Task brief
Only the lines from the start of the data through the line containing "0.0138], [4.5, 0.01646]];" should be written out, exactly as they are, with both ends included and the pictures left out.

Dataset section
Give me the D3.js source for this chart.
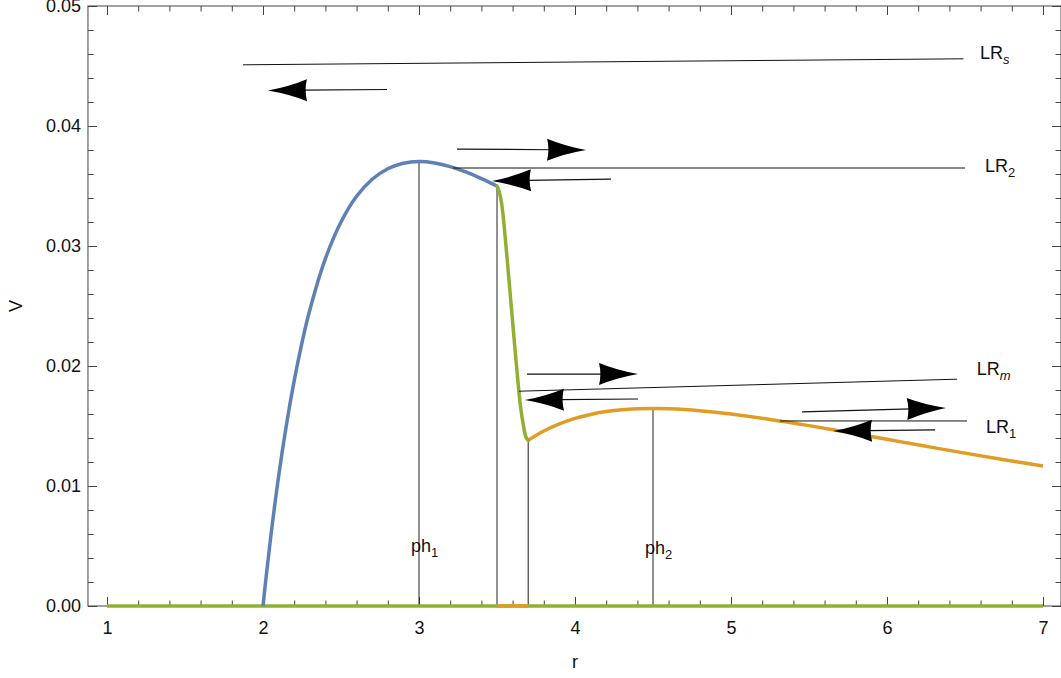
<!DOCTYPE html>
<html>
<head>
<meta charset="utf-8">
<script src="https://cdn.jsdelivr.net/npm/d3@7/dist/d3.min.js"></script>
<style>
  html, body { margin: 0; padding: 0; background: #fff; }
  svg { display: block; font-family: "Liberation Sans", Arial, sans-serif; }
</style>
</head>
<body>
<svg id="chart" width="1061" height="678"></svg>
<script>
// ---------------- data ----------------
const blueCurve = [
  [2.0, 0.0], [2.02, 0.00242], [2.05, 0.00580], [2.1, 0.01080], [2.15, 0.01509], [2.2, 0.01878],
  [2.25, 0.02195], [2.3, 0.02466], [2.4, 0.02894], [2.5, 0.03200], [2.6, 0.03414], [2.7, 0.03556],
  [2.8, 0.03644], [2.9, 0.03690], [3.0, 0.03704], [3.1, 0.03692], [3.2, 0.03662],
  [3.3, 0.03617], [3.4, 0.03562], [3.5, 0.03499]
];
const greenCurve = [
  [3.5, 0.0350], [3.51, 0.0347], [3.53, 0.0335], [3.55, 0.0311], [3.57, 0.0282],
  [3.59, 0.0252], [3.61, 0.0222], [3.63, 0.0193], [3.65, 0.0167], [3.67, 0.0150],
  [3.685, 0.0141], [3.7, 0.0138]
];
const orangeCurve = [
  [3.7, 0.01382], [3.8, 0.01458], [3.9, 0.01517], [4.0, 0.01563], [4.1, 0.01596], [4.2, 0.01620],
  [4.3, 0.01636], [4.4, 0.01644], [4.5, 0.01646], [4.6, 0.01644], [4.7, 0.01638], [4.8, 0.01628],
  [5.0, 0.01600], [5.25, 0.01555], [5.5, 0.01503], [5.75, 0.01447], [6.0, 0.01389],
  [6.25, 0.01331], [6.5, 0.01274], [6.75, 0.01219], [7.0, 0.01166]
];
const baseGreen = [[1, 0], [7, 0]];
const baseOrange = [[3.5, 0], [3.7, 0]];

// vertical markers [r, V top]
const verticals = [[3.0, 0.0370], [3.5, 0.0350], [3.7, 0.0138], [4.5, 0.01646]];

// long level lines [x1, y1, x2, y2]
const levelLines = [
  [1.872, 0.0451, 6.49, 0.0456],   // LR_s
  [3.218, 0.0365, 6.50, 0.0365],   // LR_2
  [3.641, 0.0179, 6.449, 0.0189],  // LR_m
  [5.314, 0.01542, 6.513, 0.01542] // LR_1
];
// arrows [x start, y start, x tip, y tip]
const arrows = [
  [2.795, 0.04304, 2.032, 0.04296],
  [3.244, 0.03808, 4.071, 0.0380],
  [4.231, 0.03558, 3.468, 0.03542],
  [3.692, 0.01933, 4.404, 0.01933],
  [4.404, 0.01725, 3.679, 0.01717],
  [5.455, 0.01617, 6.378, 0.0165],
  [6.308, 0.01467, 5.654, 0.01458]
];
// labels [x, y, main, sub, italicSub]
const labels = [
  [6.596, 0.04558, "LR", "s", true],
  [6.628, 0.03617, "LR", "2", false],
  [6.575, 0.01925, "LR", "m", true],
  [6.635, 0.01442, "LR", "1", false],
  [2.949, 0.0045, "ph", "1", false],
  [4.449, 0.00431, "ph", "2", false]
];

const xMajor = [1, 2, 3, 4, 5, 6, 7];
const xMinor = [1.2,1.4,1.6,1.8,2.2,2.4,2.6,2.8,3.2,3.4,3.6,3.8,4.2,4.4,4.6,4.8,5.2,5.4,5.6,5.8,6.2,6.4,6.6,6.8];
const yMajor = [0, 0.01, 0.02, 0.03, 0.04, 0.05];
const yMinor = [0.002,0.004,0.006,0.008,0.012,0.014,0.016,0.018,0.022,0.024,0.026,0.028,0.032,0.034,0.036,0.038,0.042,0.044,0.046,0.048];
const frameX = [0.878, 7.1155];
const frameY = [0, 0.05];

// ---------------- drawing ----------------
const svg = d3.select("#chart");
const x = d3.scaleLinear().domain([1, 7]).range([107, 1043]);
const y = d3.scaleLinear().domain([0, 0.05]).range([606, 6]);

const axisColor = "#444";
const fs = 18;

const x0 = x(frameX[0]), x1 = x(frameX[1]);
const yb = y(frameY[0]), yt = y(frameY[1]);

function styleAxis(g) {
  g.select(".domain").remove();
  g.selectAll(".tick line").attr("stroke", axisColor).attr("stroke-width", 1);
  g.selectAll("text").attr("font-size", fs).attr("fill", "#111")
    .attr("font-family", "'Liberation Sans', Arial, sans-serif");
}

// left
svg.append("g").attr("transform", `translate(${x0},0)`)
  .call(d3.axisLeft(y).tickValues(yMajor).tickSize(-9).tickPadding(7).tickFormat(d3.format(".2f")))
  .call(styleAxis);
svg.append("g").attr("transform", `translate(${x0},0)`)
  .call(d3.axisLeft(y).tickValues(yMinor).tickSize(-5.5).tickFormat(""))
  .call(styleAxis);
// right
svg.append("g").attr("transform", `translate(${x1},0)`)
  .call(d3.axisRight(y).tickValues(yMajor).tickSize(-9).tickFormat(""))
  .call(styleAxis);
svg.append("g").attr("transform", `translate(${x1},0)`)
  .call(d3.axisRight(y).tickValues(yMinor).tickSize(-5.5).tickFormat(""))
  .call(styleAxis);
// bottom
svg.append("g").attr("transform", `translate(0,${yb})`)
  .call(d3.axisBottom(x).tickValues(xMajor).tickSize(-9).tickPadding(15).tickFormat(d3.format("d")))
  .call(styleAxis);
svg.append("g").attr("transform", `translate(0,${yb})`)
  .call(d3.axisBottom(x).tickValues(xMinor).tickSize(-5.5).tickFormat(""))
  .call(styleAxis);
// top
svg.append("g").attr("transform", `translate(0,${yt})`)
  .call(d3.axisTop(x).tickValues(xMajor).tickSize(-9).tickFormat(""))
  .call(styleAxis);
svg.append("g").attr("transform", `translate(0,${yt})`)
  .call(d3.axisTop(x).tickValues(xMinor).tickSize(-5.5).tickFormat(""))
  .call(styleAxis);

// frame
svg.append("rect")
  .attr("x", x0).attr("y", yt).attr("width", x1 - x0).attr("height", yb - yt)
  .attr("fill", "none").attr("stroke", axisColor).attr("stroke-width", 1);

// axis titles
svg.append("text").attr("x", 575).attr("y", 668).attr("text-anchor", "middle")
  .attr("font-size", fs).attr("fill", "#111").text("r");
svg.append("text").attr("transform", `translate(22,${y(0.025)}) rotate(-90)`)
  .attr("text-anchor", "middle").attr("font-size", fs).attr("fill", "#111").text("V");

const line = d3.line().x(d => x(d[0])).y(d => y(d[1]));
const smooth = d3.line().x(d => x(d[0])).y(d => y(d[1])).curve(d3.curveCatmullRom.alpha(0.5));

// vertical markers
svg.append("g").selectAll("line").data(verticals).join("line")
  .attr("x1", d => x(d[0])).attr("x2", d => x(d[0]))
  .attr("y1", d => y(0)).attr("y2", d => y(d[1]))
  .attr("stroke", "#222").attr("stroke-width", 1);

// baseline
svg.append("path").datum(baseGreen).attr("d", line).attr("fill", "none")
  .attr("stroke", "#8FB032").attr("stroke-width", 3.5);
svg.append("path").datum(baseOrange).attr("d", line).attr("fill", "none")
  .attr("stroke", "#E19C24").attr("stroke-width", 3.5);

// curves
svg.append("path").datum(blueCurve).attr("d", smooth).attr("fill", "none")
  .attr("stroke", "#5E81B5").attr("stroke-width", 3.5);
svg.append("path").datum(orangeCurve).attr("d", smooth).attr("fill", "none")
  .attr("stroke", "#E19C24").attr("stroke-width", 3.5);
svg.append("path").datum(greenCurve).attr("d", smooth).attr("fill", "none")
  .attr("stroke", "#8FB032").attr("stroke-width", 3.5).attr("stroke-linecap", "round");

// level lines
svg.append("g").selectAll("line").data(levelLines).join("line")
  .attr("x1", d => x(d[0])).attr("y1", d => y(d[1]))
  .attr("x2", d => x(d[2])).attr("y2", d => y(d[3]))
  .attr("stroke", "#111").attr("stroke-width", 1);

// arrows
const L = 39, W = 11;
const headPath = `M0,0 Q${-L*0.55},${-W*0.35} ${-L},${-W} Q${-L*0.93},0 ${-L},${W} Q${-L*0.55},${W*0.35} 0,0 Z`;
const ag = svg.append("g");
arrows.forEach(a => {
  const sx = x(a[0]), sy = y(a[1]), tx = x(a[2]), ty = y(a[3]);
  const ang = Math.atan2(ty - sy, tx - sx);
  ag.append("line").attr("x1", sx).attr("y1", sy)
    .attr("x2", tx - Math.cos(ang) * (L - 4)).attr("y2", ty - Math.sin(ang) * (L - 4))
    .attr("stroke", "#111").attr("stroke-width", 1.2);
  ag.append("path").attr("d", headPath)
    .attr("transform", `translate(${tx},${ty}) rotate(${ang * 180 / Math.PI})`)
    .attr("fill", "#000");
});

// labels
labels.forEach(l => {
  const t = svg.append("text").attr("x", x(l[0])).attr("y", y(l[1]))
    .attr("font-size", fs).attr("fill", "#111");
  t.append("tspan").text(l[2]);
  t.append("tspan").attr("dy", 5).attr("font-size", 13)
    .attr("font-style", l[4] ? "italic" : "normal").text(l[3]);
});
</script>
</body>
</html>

Worked solution
Give me the D3.js source for this chart.
<!DOCTYPE html>
<html>
<head>
<meta charset="utf-8">
<script src="https://cdn.jsdelivr.net/npm/d3@7/dist/d3.min.js"></script>
<style>
  html, body { margin: 0; padding: 0; background: #fff; }
  svg { display: block; font-family: "Liberation Sans", Arial, sans-serif; }
</style>
</head>
<body>
<svg id="chart" width="1061" height="678"></svg>
<script>
// ---------------- data ----------------
const blueCurve = [
  [2.0, 0.0], [2.02, 0.00242], [2.05, 0.00580], [2.1, 0.01080], [2.15, 0.01509], [2.2, 0.01878],
  [2.25, 0.02195], [2.3, 0.02466], [2.4, 0.02894], [2.5, 0.03200], [2.6, 0.03414], [2.7, 0.03556],
  [2.8, 0.03644], [2.9, 0.03690], [3.0, 0.03704], [3.1, 0.03692], [3.2, 0.03662],
  [3.3, 0.03617], [3.4, 0.03562], [3.5, 0.03499]
];
const greenCurve = [
  [3.5, 0.0350], [3.51, 0.0347], [3.53, 0.0335], [3.55, 0.0311], [3.57, 0.0282],
  [3.59, 0.0252], [3.61, 0.0222], [3.63, 0.0193], [3.65, 0.0167], [3.67, 0.0150],
  [3.685, 0.0141], [3.7, 0.0138]
];
const orangeCurve = [
  [3.7, 0.01382], [3.8, 0.01458], [3.9, 0.01517], [4.0, 0.01563], [4.1, 0.01596], [4.2, 0.01620],
  [4.3, 0.01636], [4.4, 0.01644], [4.5, 0.01646], [4.6, 0.01644], [4.7, 0.01638], [4.8, 0.01628],
  [5.0, 0.01600], [5.25, 0.01555], [5.5, 0.01503], [5.75, 0.01447], [6.0, 0.01389],
  [6.25, 0.01331], [6.5, 0.01274], [6.75, 0.01219], [7.0, 0.01166]
];
const baseGreen = [[1, 0], [7, 0]];
const baseOrange = [[3.5, 0], [3.7, 0]];

// vertical markers [r, V top]
const verticals = [[3.0, 0.0370], [3.5, 0.0350], [3.7, 0.0138], [4.5, 0.01646]];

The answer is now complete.